While most people think the "Hummer" name comes from the rather distinctive exhaust sound of these bikes, they couldn't be further from the truth. Dean Hummer, the California Harley-Davidson dealer who had sold the most lightweights in the previous years, was called upon to design the new model. Dean is still involved with lightweight motorcycles, and is a member of the Hummer Club!
Dean Hummer (10k)
"This is a picture of me taken at Harley Davidson in Milwaukee, in February 1955, when they announced the model. The picture is not of good quality, [but it is] the only picture I have found. It is a copy."
The original picture is the victim of "hypo" stains, and is in bad shape. We hope to scan this on better equipment, and give a better image of the "Father of the Hummer".
One of the features of the "B" engine was the Bendix magneto-generator which eliminated the need for both the battery and ignition coil.

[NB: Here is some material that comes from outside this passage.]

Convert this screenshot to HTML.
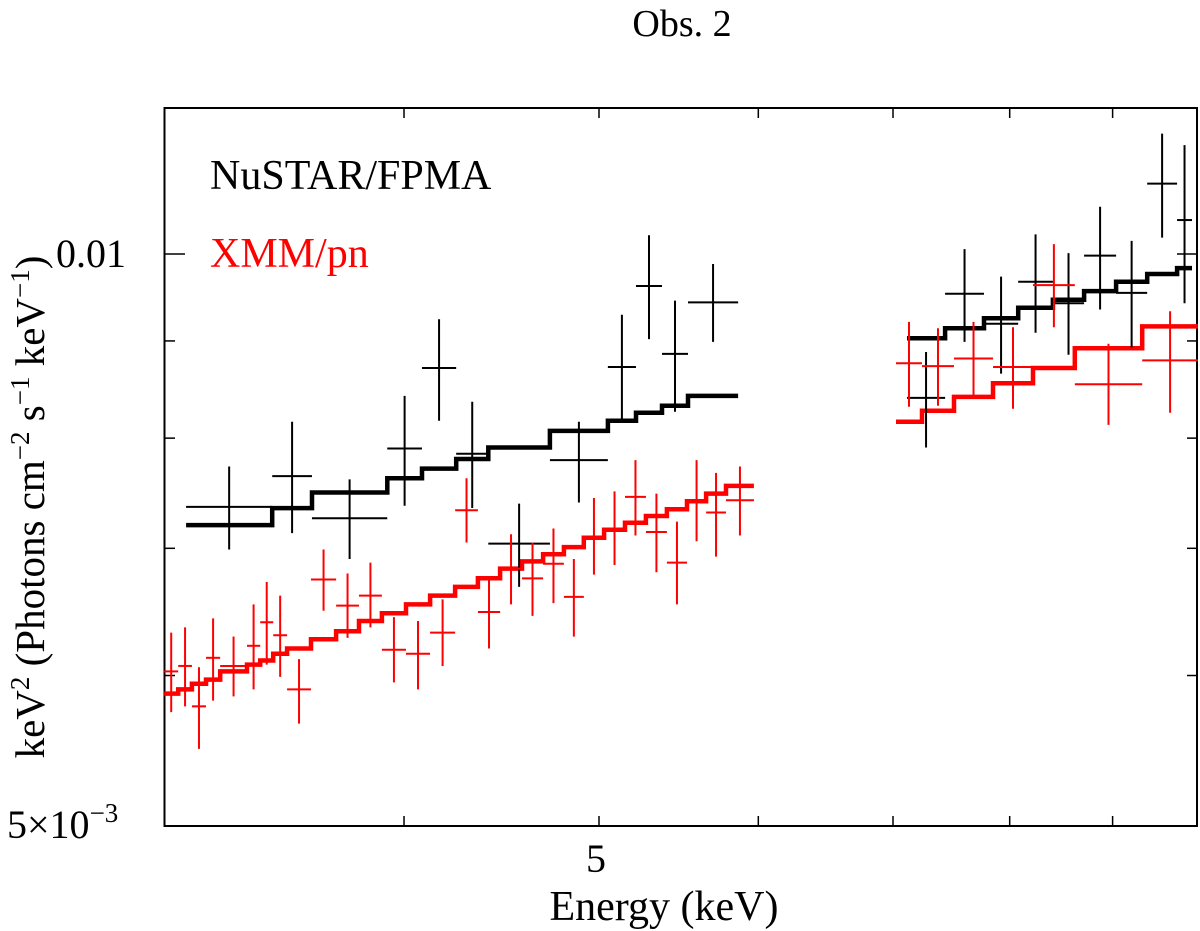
<!DOCTYPE html>
<html><head><meta charset="utf-8"><style>
html,body{margin:0;padding:0;background:#fff;}
svg{display:block;font-family:"Liberation Serif",serif;}
</style></head><body>
<svg id="chart" width="1200" height="931" viewBox="0 0 1200 931" xmlns="http://www.w3.org/2000/svg">
<text x="682" y="36" font-size="38" text-anchor="middle">Obs. 2</text>
<rect x="164.5" y="108" width="1032.5" height="718" fill="none" stroke="#000" stroke-width="2"/>
<g id="ticks"></g>
<text x="126" y="267" font-size="40" text-anchor="end">0.01</text>
<text x="7" y="838" font-size="40">5×10<tspan dy="-16" font-size="27">−3</tspan></text>
<text x="596" y="872" font-size="40" text-anchor="middle">5</text>
<text x="664" y="920" font-size="42" text-anchor="middle">Energy (keV)</text>
<text transform="translate(44,507) rotate(-90)" font-size="41" text-anchor="middle">keV<tspan dy="-15" font-size="27">2</tspan><tspan dy="15"> (Photons cm</tspan><tspan dy="-15" font-size="27">−2</tspan><tspan dy="15"> s</tspan><tspan dy="-15" font-size="27">−1</tspan><tspan dy="15"> keV</tspan><tspan dy="-15" font-size="27">−1</tspan><tspan dy="15">)</tspan></text>
<text x="210" y="189" font-size="42">NuSTAR/FPMA</text>
<text x="210" y="267" font-size="42" fill="#ff0000">XMM/pn</text>
<g id="marks"></g>
</svg>
<script>
// Energy bin edges (keV) and flux values (units of 1e-3 keV^2 ph cm^-2 s^-1 keV^-1)
const nuLeftEdges = [3.117,3.440,3.600,3.924,4.083,4.246,4.405,4.727,5.051,5.216,5.374,5.536,5.863];
const nuLeftVal = [7.36,7.64,7.26,7.90,8.71,7.85,7.04,7.79,8.72,9.62,8.86,9.43];
const nuLeftLo  = [6.99,7.13,6.91,7.37,8.17,7.35,6.68,7.40,8.15,9.02,8.26,8.99];
const nuLeftHi  = [7.73,8.16,7.61,8.42,9.24,8.36,7.39,8.16,9.29,10.23,9.45,9.88];
const nuLeftModel = [7.20,7.35,7.49,7.62,7.71,7.80,7.91,8.07,8.17,8.25,8.32,8.42];

const nuRightEdges = [7.113,7.430,7.768,8.078,8.406,8.711,9.036,9.363,9.689,9.856];
const nuRightVal = [8.40,9.53,9.19,9.67,9.42,9.98,9.54,10.89,10.42];
const nuRightLo  = [7.91,8.99,8.65,9.09,8.85,9.35,8.93,10.20,9.42];
const nuRightHi  = [8.88,10.06,9.73,10.24,10.01,10.59,10.16,11.57,11.41];
const nuRightModel = [9.03,9.14,9.25,9.37,9.46,9.56,9.67,9.76,9.83];

const pnLeftEdges = [3.040,3.089,3.138,3.189,3.241,3.342,3.393,3.444,3.499,3.596,3.701,3.799,3.900,4.009,4.121,4.241,4.353,4.465,4.578,4.690,4.803,4.914,5.029,5.151,5.276,5.404,5.530,5.652,5.782,5.970];
const pnLeftVal = [6.03,6.07,5.78,6.13,6.07,6.22,6.40,6.30,5.90,6.74,6.53,6.61,6.19,6.16,6.32,7.33,6.48,6.83,6.75,6.87,6.60,7.10,7.17,7.45,7.14,6.88,7.42,7.31,7.42];
const pnLeftLo  = [5.74,5.78,5.49,5.82,5.85,5.90,6.08,5.99,5.66,6.49,6.28,6.36,5.95,5.90,6.07,7.05,6.20,6.54,6.45,6.55,6.29,6.78,6.86,7.11,6.80,6.54,7.06,6.93,7.11];
const pnLeftHi  = [6.32,6.36,6.06,6.43,6.29,6.54,6.72,6.61,6.12,6.99,6.79,6.88,6.44,6.41,6.58,7.62,6.74,7.12,7.05,7.17,6.91,7.44,7.50,7.79,7.48,7.23,7.79,7.67,7.73];
const pnLeftModel = [5.87,5.90,5.94,5.97,6.03,6.08,6.11,6.16,6.20,6.27,6.33,6.41,6.47,6.54,6.61,6.68,6.75,6.83,6.89,6.95,7.01,7.09,7.16,7.22,7.28,7.34,7.41,7.48,7.55];

const pnRightEdges = [7.024,7.236,7.506,7.849,8.216,8.619,9.310,9.924];
const pnRightVal = [8.76,8.73,8.81,8.72,9.63,8.54,8.79];
const pnRightLo  = [8.31,8.32,8.41,8.29,9.15,8.13,8.25];
const pnRightHi  = [9.21,9.14,9.21,9.15,10.12,8.97,9.33];
const pnRightModel = [8.16,8.27,8.41,8.55,8.71,8.92,9.16];

const xTicks = [4,5,6,7,8,9];
const yTicks = [6,7,8,9];

const NS='http://www.w3.org/2000/svg';
function xs(e){return 599+2012*Math.log10(e/5);}
function ys(f){return 254-1900*Math.log10(f/10);}
const marks=document.getElementById('marks');
const ticks=document.getElementById('ticks');
function line(parent,x1,y1,x2,y2,color,w){
  const l=document.createElementNS(NS,'line');
  l.setAttribute('x1',x1);l.setAttribute('y1',y1);l.setAttribute('x2',x2);l.setAttribute('y2',y2);
  l.setAttribute('stroke',color);l.setAttribute('stroke-width',w);
  parent.appendChild(l);return l;
}
xTicks.forEach(t=>{
  const x=xs(t);
  const a=line(ticks,x,826,x,816,'#000',1.5);
  
  
  const b=line(ticks,x,108,x,118,'#000',1.5);
  
  
});
yTicks.forEach(t=>{
  const y=ys(t);
  const a=line(ticks,165,y,175,y,'#000',1.5);
  
  
  const b=line(ticks,1197,y,1187,y,'#000',1.5);
  
  
});
[10].forEach(t=>{
  const y=ys(t);
  const a=line(ticks,165,y,185,y,'#000',1.5);
  
  
  const b=line(ticks,1197,y,1177,y,'#000',1.5);
  
  
});
function drawModel(edges,model,color,name){
  let d='';
  model.forEach((m,i)=>{
    const x1=xs(edges[i]),x2=xs(edges[i+1]),y=ys(m);
    d+=(i===0?'M':'L')+x1.toFixed(1)+','+y.toFixed(1)+'L'+x2.toFixed(1)+','+y.toFixed(1);
  });
  const p=document.createElementNS(NS,'path');
  p.setAttribute('d',d);p.setAttribute('fill','none');p.setAttribute('stroke',color);
  p.setAttribute('stroke-width',4.5);
  
  
  marks.appendChild(p);
}
function drawData(edges,val,lo,hi,color,name){
  val.forEach((v,i)=>{
    const g=document.createElementNS(NS,'g');
    
    
    const x1=xs(edges[i]),x2=xs(edges[i+1]),xc=(x1+x2)/2;
    line(g,x1,ys(v),x2,ys(v),color,2);
    line(g,xc,ys(lo[i]),xc,ys(hi[i]),color,2);
    marks.appendChild(g);
  });
}
drawModel(nuLeftEdges,nuLeftModel,'#000','nustar-model-low');
drawModel(nuRightEdges,nuRightModel,'#000','nustar-model-high');
drawModel(pnLeftEdges,pnLeftModel,'#ff0000','xmm-model-low');
drawModel(pnRightEdges,pnRightModel,'#ff0000','xmm-model-high');
drawData(nuLeftEdges,nuLeftVal,nuLeftLo,nuLeftHi,'#000','nustar-data-point');
drawData(nuRightEdges,nuRightVal,nuRightLo,nuRightHi,'#000','nustar-data-point');
drawData(pnLeftEdges,pnLeftVal,pnLeftLo,pnLeftHi,'#ff0000','xmm-data-point');
drawData(pnRightEdges,pnRightVal,pnRightLo,pnRightHi,'#ff0000','xmm-data-point');
</script>
</body></html>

One of the magneto's two internal coils provided current directly to the spark plug, the other to the lighting system. But the system couldn't quite handle the stoplight. For 1958-59, an external ignition coil was added, and responsibility for stoplight juice shifted from the magneto's lighting coil to the internal ignition coil. But the original setup would reappear briefly on the 1962 Ranger, which had no lights at all.